OK, lets get this straight. I think I can just about swallow, albeit with some difficulty, the need to hire native-speaking English teachers. There is a serious lack of qualified English teachers in Singapore. While doing my teacher training at NIE not too long ago, I was quite shocked to count among my peers, Physics and Maths graduates who were assigned to teach English. They struggled with the definitions of nouns, verbs and adjectives. Some wrote essays that were quite badly organized. Compulsory modules on English Grammar and Phonetics were foisted on these poor fellows. But we know it was a desperate move. I'm sure these teachers would rather be teaching something else rather than English. Hence, hiring native-speaking EL teachers may solve the problem of this temporary shortfall.

But native-speaking teachers of other subjects? Are you out of your mind, Mr Lin? Have you kissed the asses of too many Caucasians that you are ready to dismiss local teachers so derisively? Granted, local teachers may not speak perfect English all the time, but what makes you think native-speakers speak flawless English, and are far superior in teaching Maths or Science? Is the prime responsibility of a Maths teacher to teach Maths well or to model good English?
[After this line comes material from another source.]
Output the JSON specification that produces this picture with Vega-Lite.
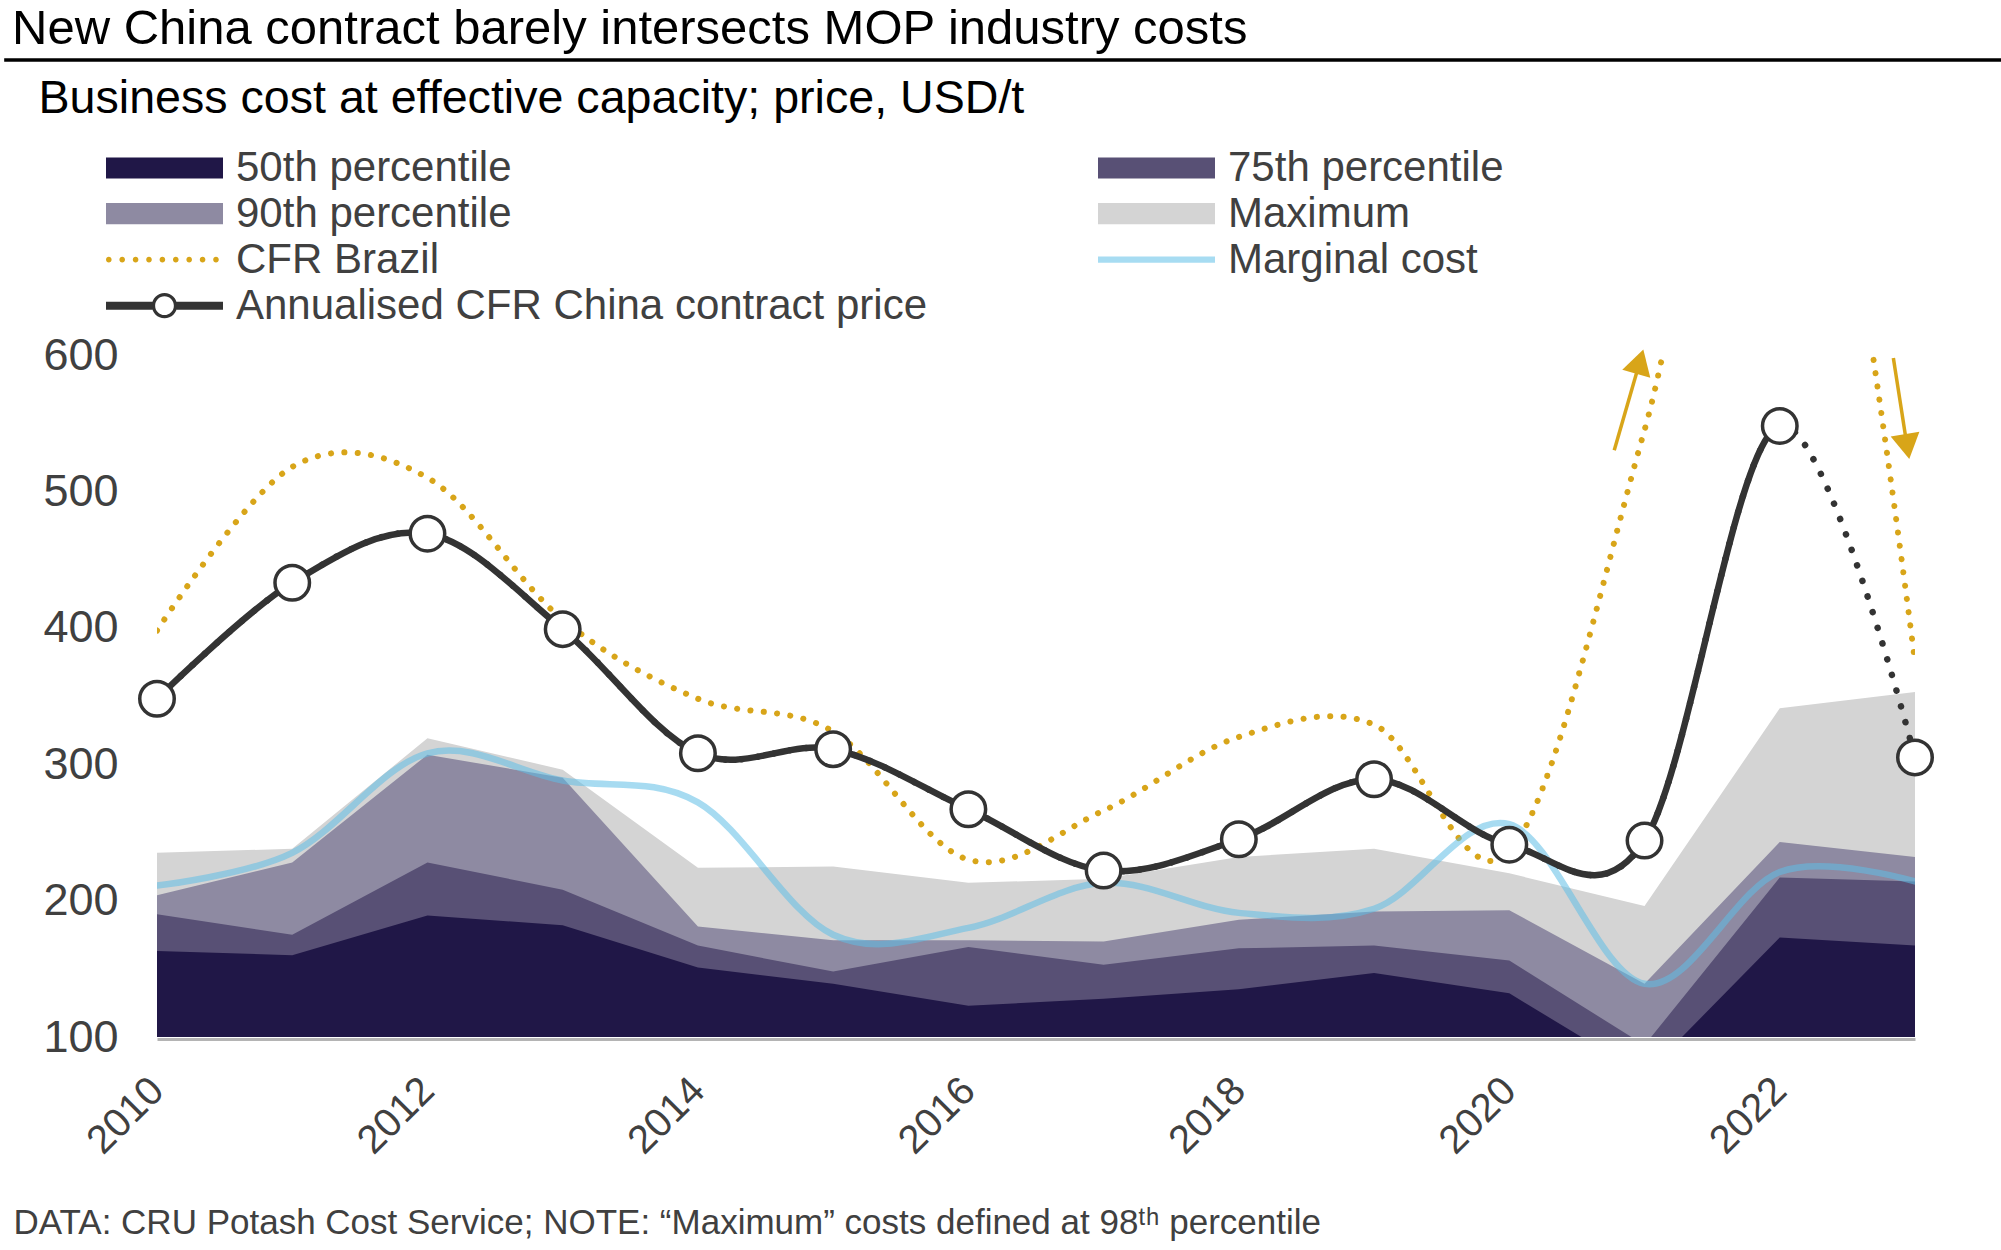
{
  "$schema": "https://vega.github.io/schema/vega-lite/v6.json",
  "width": 1758,
  "height": 682,
  "autosize": {"type": "none"},
  "padding": {"left": 157, "top": 355, "right": 86, "bottom": 213},
  "background": "white",
  "config": {
    "view": {"stroke": null},
    "font": "Liberation Sans",
    "axis": {"labelFont": "Liberation Sans", "titleFont": "Liberation Sans"},
    "legend": {"labelFont": "Liberation Sans", "titleFont": "Liberation Sans"}
  },
  "title": {
    "text": "New China contract barely intersects MOP industry costs",
    "anchor": "start",
    "frame": "group",
    "dx": -145,
    "offset": 4,
    "font": "Liberation Sans",
    "fontSize": 49,
    "fontWeight": "normal",
    "color": "#000000"
  },
  "datasets": {
    "series": [
      {"year": 2010, "series": "Maximum", "value": 235}, {"year": 2011, "series": "Maximum", "value": 238}, {"year": 2012, "series": "Maximum", "value": 319}, {"year": 2013, "series": "Maximum", "value": 296}, {"year": 2014, "series": "Maximum", "value": 224}, {"year": 2015, "series": "Maximum", "value": 225}, {"year": 2016, "series": "Maximum", "value": 213}, {"year": 2017, "series": "Maximum", "value": 216}, {"year": 2018, "series": "Maximum", "value": 232}, {"year": 2019, "series": "Maximum", "value": 238}, {"year": 2020, "series": "Maximum", "value": 220}, {"year": 2021, "series": "Maximum", "value": 196}, {"year": 2022, "series": "Maximum", "value": 341}, {"year": 2023, "series": "Maximum", "value": 353},
      {"year": 2010, "series": "90th percentile", "value": 204}, {"year": 2011, "series": "90th percentile", "value": 228}, {"year": 2012, "series": "90th percentile", "value": 307}, {"year": 2013, "series": "90th percentile", "value": 290}, {"year": 2014, "series": "90th percentile", "value": 181}, {"year": 2015, "series": "90th percentile", "value": 171}, {"year": 2016, "series": "90th percentile", "value": 171}, {"year": 2017, "series": "90th percentile", "value": 170}, {"year": 2018, "series": "90th percentile", "value": 186}, {"year": 2019, "series": "90th percentile", "value": 192}, {"year": 2020, "series": "90th percentile", "value": 193}, {"year": 2021, "series": "90th percentile", "value": 139}, {"year": 2022, "series": "90th percentile", "value": 243}, {"year": 2023, "series": "90th percentile", "value": 232},
      {"year": 2010, "series": "75th percentile", "value": 190}, {"year": 2011, "series": "75th percentile", "value": 175}, {"year": 2012, "series": "75th percentile", "value": 228}, {"year": 2013, "series": "75th percentile", "value": 208}, {"year": 2014, "series": "75th percentile", "value": 167}, {"year": 2015, "series": "75th percentile", "value": 148}, {"year": 2016, "series": "75th percentile", "value": 166}, {"year": 2017, "series": "75th percentile", "value": 153}, {"year": 2018, "series": "75th percentile", "value": 165}, {"year": 2019, "series": "75th percentile", "value": 167}, {"year": 2020, "series": "75th percentile", "value": 156}, {"year": 2021, "series": "75th percentile", "value": 94}, {"year": 2022, "series": "75th percentile", "value": 217}, {"year": 2023, "series": "75th percentile", "value": 214},
      {"year": 2010, "series": "50th percentile", "value": 163}, {"year": 2011, "series": "50th percentile", "value": 160}, {"year": 2012, "series": "50th percentile", "value": 189}, {"year": 2013, "series": "50th percentile", "value": 182}, {"year": 2014, "series": "50th percentile", "value": 151}, {"year": 2015, "series": "50th percentile", "value": 139}, {"year": 2016, "series": "50th percentile", "value": 123}, {"year": 2017, "series": "50th percentile", "value": 128}, {"year": 2018, "series": "50th percentile", "value": 135}, {"year": 2019, "series": "50th percentile", "value": 147}, {"year": 2020, "series": "50th percentile", "value": 132}, {"year": 2021, "series": "50th percentile", "value": 72}, {"year": 2022, "series": "50th percentile", "value": 173}, {"year": 2023, "series": "50th percentile", "value": 167},
      {"year": 2010, "series": "CFR Brazil", "value": 398}, {"year": 2011, "series": "CFR Brazil", "value": 518}, {"year": 2012, "series": "CFR Brazil", "value": 510}, {"year": 2013, "series": "CFR Brazil", "value": 406}, {"year": 2014, "series": "CFR Brazil", "value": 348}, {"year": 2015, "series": "CFR Brazil", "value": 324}, {"year": 2016, "series": "CFR Brazil", "value": 230}, {"year": 2017, "series": "CFR Brazil", "value": 266}, {"year": 2018, "series": "CFR Brazil", "value": 320}, {"year": 2019, "series": "CFR Brazil", "value": 329}, {"year": 2020, "series": "CFR Brazil", "value": 236}, {"year": 2021, "series": "CFR Brazil", "value": 545}, {"year": 2022, "series": "CFR Brazil", "value": 930}, {"year": 2023, "series": "CFR Brazil", "value": 375},
      {"year": 2010, "series": "Marginal cost", "value": 211}, {"year": 2011, "series": "Marginal cost", "value": 235}, {"year": 2012, "series": "Marginal cost", "value": 308}, {"year": 2013, "series": "Marginal cost", "value": 288}, {"year": 2014, "series": "Marginal cost", "value": 272}, {"year": 2015, "series": "Marginal cost", "value": 175}, {"year": 2016, "series": "Marginal cost", "value": 180}, {"year": 2017, "series": "Marginal cost", "value": 213}, {"year": 2018, "series": "Marginal cost", "value": 191}, {"year": 2019, "series": "Marginal cost", "value": 194}, {"year": 2020, "series": "Marginal cost", "value": 256}, {"year": 2021, "series": "Marginal cost", "value": 139}, {"year": 2022, "series": "Marginal cost", "value": 221}, {"year": 2023, "series": "Marginal cost", "value": 214},
      {"year": 2010, "series": "Annualised CFR China contract price", "value": 348}, {"year": 2011, "series": "Annualised CFR China contract price", "value": 433}, {"year": 2012, "series": "Annualised CFR China contract price", "value": 469}, {"year": 2013, "series": "Annualised CFR China contract price", "value": 399}, {"year": 2014, "series": "Annualised CFR China contract price", "value": 308}, {"year": 2015, "series": "Annualised CFR China contract price", "value": 311}, {"year": 2016, "series": "Annualised CFR China contract price", "value": 267}, {"year": 2017, "series": "Annualised CFR China contract price", "value": 222}, {"year": 2018, "series": "Annualised CFR China contract price", "value": 245}, {"year": 2019, "series": "Annualised CFR China contract price", "value": 289}, {"year": 2020, "series": "Annualised CFR China contract price", "value": 241}, {"year": 2021, "series": "Annualised CFR China contract price", "value": 244}, {"year": 2022, "series": "Annualised CFR China contract price", "value": 548}, {"year": 2023, "series": "Annualised CFR China contract price", "value": 305}
    ],
    "arrows": [
      {"id": "up", "year": 2020.776, "value": 530.2, "year2": 2020.965, "value2": 595.1},
      {"id": "down", "year": 2022.84, "value": 597.8, "year2": 2022.942, "value2": 532.9}
    ],
    "arrowheads": [
      {"id": "up", "year": 2020.965, "value": 595.1},
      {"id": "down", "year": 2022.942, "value": 532.9}
    ],
    "separator": [
      {"year": 2008.87, "year2": 2023.64, "value": 816.3}
    ]
  },
  "data": {"name": "series"},
  "encoding": {
    "x": {
      "field": "year",
      "type": "quantitative",
      "scale": {"domain": [2010, 2023], "nice": false, "zero": false},
      "axis": {
        "values": [2010, 2012, 2014, 2016, 2018, 2020, 2022],
        "format": "d",
        "labelAngle": -45,
        "labelAlign": "right",
        "labelBaseline": "middle",
        "labelFontSize": 40,
        "labelColor": "#404040",
        "labelPadding": 45,
        "labelFlush": false,
        "labelOverlap": false,
        "labelBound": false,
        "ticks": false,
        "grid": false,
        "domain": true,
        "domainColor": "#b4b4b4",
        "domainWidth": 3,
        "offset": 2,
        "title": "DATA: CRU Potash Cost Service; NOTE: “Maximum” costs defined at 98ᵗʰ percentile",
        "titleX": -144,
        "titleY": 194,
        "titleAlign": "left",
        "titleBaseline": "alphabetic",
        "titleFontSize": 35,
        "titleFontWeight": "normal",
        "titleColor": "#404040"
      }
    },
    "y": {
      "field": "value",
      "type": "quantitative",
      "stack": null,
      "scale": {"domain": [100, 600], "nice": false, "zero": false},
      "axis": {
        "values": [100, 200, 300, 400, 500, 600],
        "labelFontSize": 45,
        "labelColor": "#404040",
        "labelPadding": 39,
        "labelBaseline": "middle",
        "labelFlush": false,
        "labelOverlap": false,
        "ticks": false,
        "domain": false,
        "grid": false,
        "title": "Business cost at effective capacity; price, USD/t",
        "titleAngle": 0,
        "titleX": -119,
        "titleY": -243,
        "titleAlign": "left",
        "titleBaseline": "alphabetic",
        "titleFontSize": 46.6,
        "titleFontWeight": "normal",
        "titleColor": "#000000"
      }
    }
  },
  "layer": [
    {
      "transform": [{"filter": "datum.series === 'Maximum'"}],
      "mark": {"type": "area", "clip": true, "opacity": 1, "interpolate": "linear", "color": "#d4d4d4"},
      "encoding": {"y2": {"datum": 100}}
    },
    {
      "transform": [{"filter": "datum.series === '90th percentile'"}],
      "mark": {"type": "area", "clip": true, "opacity": 1, "interpolate": "linear", "color": "#8e8aa2"},
      "encoding": {"y2": {"datum": 100}}
    },
    {
      "transform": [{"filter": "datum.series === '75th percentile'"}],
      "mark": {"type": "area", "clip": true, "opacity": 1, "interpolate": "linear", "color": "#585075"},
      "encoding": {"y2": {"datum": 100}}
    },
    {
      "transform": [{"filter": "datum.series === '50th percentile'"}],
      "mark": {"type": "area", "clip": true, "opacity": 1, "interpolate": "linear", "color": "#201747"},
      "encoding": {"y2": {"datum": 100}}
    },
    {
      "transform": [{"filter": "datum.series === 'CFR Brazil'"}],
      "mark": {"type": "line", "clip": true, "interpolate": "cardinal", "tension": 0, "strokeWidth": 6, "strokeDash": [0.1, 13.3], "strokeCap": "round", "color": "#d8a519"},
      "encoding": {}
    },
    {
      "transform": [{"filter": "datum.series === 'Marginal cost'"}],
      "mark": {"type": "line", "clip": true, "interpolate": "cardinal", "tension": 0, "strokeWidth": 6.5, "opacity": 0.55, "strokeCap": "round", "color": "#5ebee6"},
      "encoding": {}
    },
    {
      "transform": [{"filter": "datum.series === 'Annualised CFR China contract price'"}],
      "mark": {"type": "line", "interpolate": "cardinal", "tension": 0, "strokeWidth": 6.5, "strokeDash": [0.1, 16.3], "strokeCap": "round", "color": "#333333"},
      "encoding": {}
    },
    {
      "transform": [{"filter": "datum.series === 'Annualised CFR China contract price'"}],
      "mark": {"type": "line", "interpolate": "cardinal", "tension": 0, "strokeWidth": 6.5, "strokeDash": [2132, 20000], "strokeCap": "butt", "color": "#333333"},
      "encoding": {}
    },
    {
      "transform": [{"filter": "datum.series === 'Annualised CFR China contract price'"}],
      "mark": {"type": "point", "shape": "circle", "filled": true, "size": 1190, "fill": "white", "stroke": "#333333", "strokeWidth": 3.5, "opacity": 1},
      "encoding": {}
    },
    {
      "data": {"name": "arrows"},
      "mark": {"type": "rule", "clip": false, "strokeWidth": 3.5, "color": "#d8a519"},
      "encoding": {
        "x2": {"field": "year2"},
        "y2": {"field": "value2"}
      }
    },
    {
      "data": {"name": "arrowheads"},
      "transform": [{"filter": "datum.id === 'up'"}],
      "mark": {"type": "point", "shape": "triangle-up", "filled": true, "size": 850, "angle": 16.2, "opacity": 1, "strokeWidth": 0, "color": "#d8a519"},
      "encoding": {}
    },
    {
      "data": {"name": "arrowheads"},
      "transform": [{"filter": "datum.id === 'down'"}],
      "mark": {"type": "point", "shape": "triangle-down", "filled": true, "size": 850, "angle": -9.6, "opacity": 1, "strokeWidth": 0, "color": "#d8a519"},
      "encoding": {}
    },
    {
      "data": {"name": "separator"},
      "mark": {"type": "rule", "clip": false, "strokeWidth": 3.5, "color": "#000000"},
      "encoding": {
        "x2": {"field": "year2"}
      }
    },
    {
      "transform": [{"filter": "datum.year === 2010"}],
      "mark": {"type": "point", "filled": true, "opacity": 0, "size": 1, "strokeWidth": 0},
      "encoding": {
        "color": {
          "field": "series",
          "type": "nominal",
          "scale": {
            "domain": ["50th percentile", "75th percentile", "90th percentile", "Maximum", "CFR Brazil", "Marginal cost", "Annualised CFR China contract price"],
            "range": ["#201747", "#585075", "#8e8aa2", "#d4d4d4", "#d8a519", "#a7dcf2", "#333333"]
          },
          "legend": {
            "title": null,
            "orient": "none",
            "direction": "horizontal",
            "legendX": -51,
            "legendY": -210,
            "padding": 0,
            "columns": 2,
            "columnPadding": 171,
            "rowPadding": 0,
            "clipHeight": 45.3,
            "labelFontSize": 42,
            "labelColor": "#404040",
            "labelOffset": 13,
            "labelLimit": 1000,
            "symbolSize": 13689,
            "symbolStrokeWidth": 0,
            "symbolOpacity": 1
          }
        },
        "shape": {
          "field": "series",
          "type": "nominal",
          "scale": {
            "domain": ["50th percentile", "75th percentile", "90th percentile", "Maximum", "CFR Brazil", "Marginal cost", "Annualised CFR China contract price"],
            "range": [
              "M-1,-0.18L1,-0.18L1,0.18L-1,0.18Z",
              "M-1,-0.18L1,-0.18L1,0.18L-1,0.18Z",
              "M-1,-0.18L1,-0.18L1,0.18L-1,0.18Z",
              "M-1,-0.18L1,-0.18L1,0.18L-1,0.18Z",
              "M-1,0A0.048,0.048,0,1,1,-0.904,0A0.048,0.048,0,1,1,-1,0ZM-0.771,0A0.048,0.048,0,1,1,-0.675,0A0.048,0.048,0,1,1,-0.771,0ZM-0.542,0A0.048,0.048,0,1,1,-0.446,0A0.048,0.048,0,1,1,-0.542,0ZM-0.313,0A0.048,0.048,0,1,1,-0.217,0A0.048,0.048,0,1,1,-0.313,0ZM-0.084,0A0.048,0.048,0,1,1,0.012,0A0.048,0.048,0,1,1,-0.084,0ZM0.145,0A0.048,0.048,0,1,1,0.241,0A0.048,0.048,0,1,1,0.145,0ZM0.374,0A0.048,0.048,0,1,1,0.47,0A0.048,0.048,0,1,1,0.374,0ZM0.603,0A0.048,0.048,0,1,1,0.699,0A0.048,0.048,0,1,1,0.603,0ZM0.832,0A0.048,0.048,0,1,1,0.928,0A0.048,0.048,0,1,1,0.832,0Z",
              "M-1,-0.055L1,-0.055L1,0.055L-1,0.055Z",
              "M-1,-0.068L-0.205,-0.068L-0.205,0.068L-1,0.068ZM0.205,-0.068L1,-0.068L1,0.068L0.205,0.068ZM-0.215,0A0.215,0.215,0,1,1,0.215,0A0.215,0.215,0,1,1,-0.215,0ZM-0.16,0A0.16,0.16,0,1,0,0.16,0A0.16,0.16,0,1,0,-0.16,0Z"
            ]
          },
          "legend": {
            "title": null,
            "orient": "none",
            "direction": "horizontal",
            "legendX": -51,
            "legendY": -210,
            "padding": 0,
            "columns": 2,
            "columnPadding": 171,
            "rowPadding": 0,
            "clipHeight": 45.3,
            "labelFontSize": 42,
            "labelColor": "#404040",
            "labelOffset": 13,
            "labelLimit": 1000,
            "symbolSize": 13689,
            "symbolStrokeWidth": 0,
            "symbolOpacity": 1
          }
        }
      }
    }
  ]
}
Many local teachers do speak intelligible standard English. Even if Singlish creeps into their teaching, it is essential to build rapport with the students. If Britons or Australians or Americans appear to speak better English than us, it is because they are ensconced in a largely monolingual society. As long as we insist on bilinguallism in Singapore, then Singlish is here to stay. Eradicating it from our daily lives is as easy as asking Singaporeans to be less kiasu, if you ask me.

Local teachers are very aware of the need to speak good English in class. So give us some space and time to use it more and more in the classroom. Let's not rush to embrace foreign 'talent' at the expense of developing our own resources.